There are more conventional songs too: Anjana Vasan sings a reworking of Portishead’s Glory Box at one point, and Forbes Masson sings an excellent number towards the end. Interestingly, Patsy Ferran never sings, despite Alma being a singing teacher. At the start, we first see her character in front of a mic stand, as if about to sing to the audience. Instead, she just breathes heavily, almost violently, into the mic. Is this indicative of pain? Sex? Suffocation? After, other characters compliment her singing; what we witnessed was her internal experience of performing.
Williams was a painter as well as a writer and his concept of ‘plastic theatre’ tried to combine these mediums to an extent. By replacing the ‘sky’ background and colourful costumes with simpler visuals, pianos and mic stands Frecknall is replacing visual art with music: reinventing ‘plastic theatre’. This allows her to explore the expressionist potential of a playwright long confined to “poetic realism”. Realism does not suit Alma and John; they are such extreme foils to one another that Williams works in jokes about Alma’s attacks being a result of her “irritated doppelganger”.
One way in which the lack of set or costume change does present a slight challenge is in the actors’ doubling of parts. Vasan, for instance, plays four roles, and it becomes difficult to always differentiate between them. I also have some reservations about ‘Papa Gonzales’; a drunk old Mexican whose only role in the play is to commit a murder. This character certainly needs to be more well-rounded or developed to stop it feeling out-dated and borderline-racist. Eric Maclennan’s Mexican accent wasn’t overly convincing either; this character’s brief role in the play presented some issues.
Ferran is the star here. A newly-rising talent of the theatrical world, she was excellent in Polly Findlay’s production of The Merchant of Venice, which was perhaps an influence, as another show with a minimalist set and ticking pendulum motif. Summer and Smoke gives Ferran a real chance to show off the full scope of her abilities. Funny, tragic, vulnerable and strong all at once, this production becomes all about Alma.
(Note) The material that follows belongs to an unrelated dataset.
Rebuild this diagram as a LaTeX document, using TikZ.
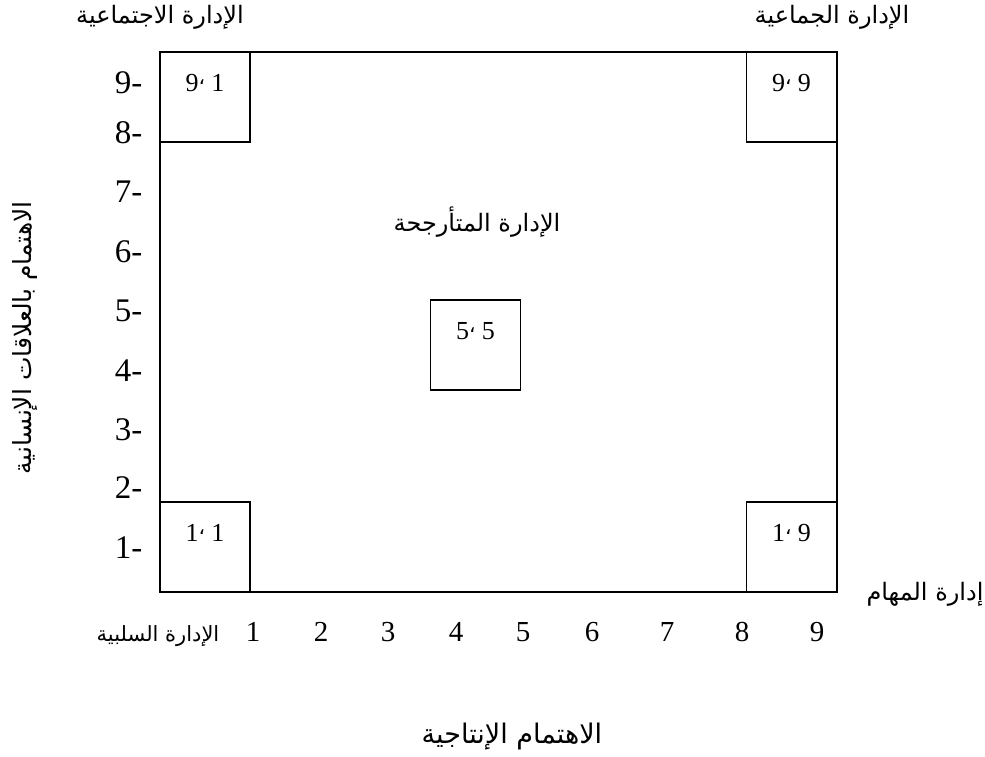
\documentclass[tikz,border=0pt]{standalone}
\usepackage{fontspec}
\setmainfont{Liberation Serif}
\newfontfamily\arabicfont[Script=Arabic]{DejaVu Sans}
\TeXXeTstate=1
\usetikzlibrary{positioning, calc}

\newcommand{\artxt}[1]{{\arabicfont\beginR #1\endR}}
\newcommand{\gridpair}[2]{#1\raisebox{0.28em}{\arabicfont\fontsize{20}{22}\selectfont ،} #2}

\begin{document}
\begin{tikzpicture}[
    x=1pt, y=-1pt,
    frame/.style={rectangle, draw=black, line width=1.6pt, inner sep=0pt,
                  minimum width=677pt, minimum height=540pt},
    cell/.style={rectangle, draw=black, line width=1.6pt, inner sep=0pt,
                 minimum size=90pt},
    celltxt/.style={font=\fontsize{26}{28}\selectfont, inner sep=0pt,
                    text height=18pt, text depth=0pt},
    ytick/.style={anchor=east, font=\fontsize{33}{36}\selectfont},
    xtick/.style={font=\fontsize{29}{32}\selectfont},
    lbl/.style={font=\fontsize{24}{28}\selectfont},
]
\useasboundingbox (0,0) rectangle (985,757);

% Grid frame
\node[frame] (grid) at (498.5,322) {};

% Corner and centre cells
\node[cell] (c91) at (205,97) {};
\node[cell] (c99) at (791.5,97) {};
\node[cell] (c11) at (205,547) {};
\node[cell] (c19) at (791.5,547) {};
\node[cell] (c55) at (475.5,345) {};

\node[celltxt, below=22pt of c91.north] {\gridpair{9}{1}};
\node[celltxt, below=22pt of c99.north] {\gridpair{9}{9}};
\node[celltxt, below=22pt of c11.north] {\gridpair{1}{1}};
\node[celltxt, below=22pt of c19.north] {\gridpair{1}{9}};
\node[celltxt, below=22pt of c55.north] {\gridpair{5}{5}};

% Vertical scale
\node[ytick] (y9) at (146,83) {9-};
\node[ytick] (y8) at (146,133) {8-};
\node[ytick] (y7) at (146,192) {7-};
\node[ytick] (y6) at (146,252) {6-};
\node[ytick] (y5) at (146,311) {5-};
\node[ytick] (y4) at (146,371) {4-};
\node[ytick] (y3) at (146,430) {3-};
\node[ytick] (y2) at (146,488) {2-};
\node[ytick] (y1) at (146,548) {1-};

% Horizontal scale
\node[xtick] (x1) at (253,632) {1};
\node[xtick] (x2) at (321,632) {2};
\node[xtick] (x3) at (388,632) {3};
\node[xtick] (x4) at (456,632) {4};
\node[xtick] (x5) at (523,632) {5};
\node[xtick] (x6) at (592,632) {6};
\node[xtick] (x7) at (667,632) {7};
\node[xtick] (x8) at (742,632) {8};
\node[xtick] (x9) at (817,632) {9};

% Style names
\node[lbl] (social) at (160,17) {\artxt{الإدارة الاجتماعية}};
\node[lbl] (team) at (832,17) {\artxt{الإدارة الجماعية}};
\node[lbl] (middle) at (477,222) {\artxt{الإدارة المتأرجحة}};
\node[lbl, font=\fontsize{21}{24}\selectfont] (passive) at (158,636) {\artxt{الإدارة السلبية}};
\node[lbl] (task) at (925,594) {\artxt{إدارة المهام}};

% Axis titles
\node[lbl, font=\fontsize{27}{30}\selectfont] (xtitle) at (512,737) {\artxt{الاهتمام الإنتاجية}};
\node[lbl, rotate=90, font=\fontsize{25}{28}\selectfont] (ytitle) at (25,338)
     {\artxt{الاهتمام بالعلاقات الإنسانية}};

\end{tikzpicture}
\end{document}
Alma is a difficult character to play, partly because Williams seems to have used her as a chance to explore Freudian ideas surrounding women – the woman driven to neurosis by sexual abstinence. The sexual appeal of motherhood: ‘Alma’ may be “Spanish for soul”, but it is also traditionally associated with ‘mothering’ female characters. “you don’t have a mother to take care of such things for you” she says to John in the first scene; “It was a pleasure for me to be able to”.
Ferran and Frecknall navigate this sensitively though, and to great effect. All in all this production is some of the best theatre I’ve seen in a long time, and certainly worth trying to get a ticket for (watch the ‘rush’ ticket releases on Tuesdays). Williams’ already little-known play is re-staged inventively, but unpretentiously, to create a performance that you’ll experience rather than just watch. Williams would likely not have minded Frecknall’s deviancy from his directions: he stated that “the imaginative designer…should not feel bound by any of my specific suggestions”. And this production is imaginative. It will sit you in the gutter, but it’s an “oh, so beautiful thing”!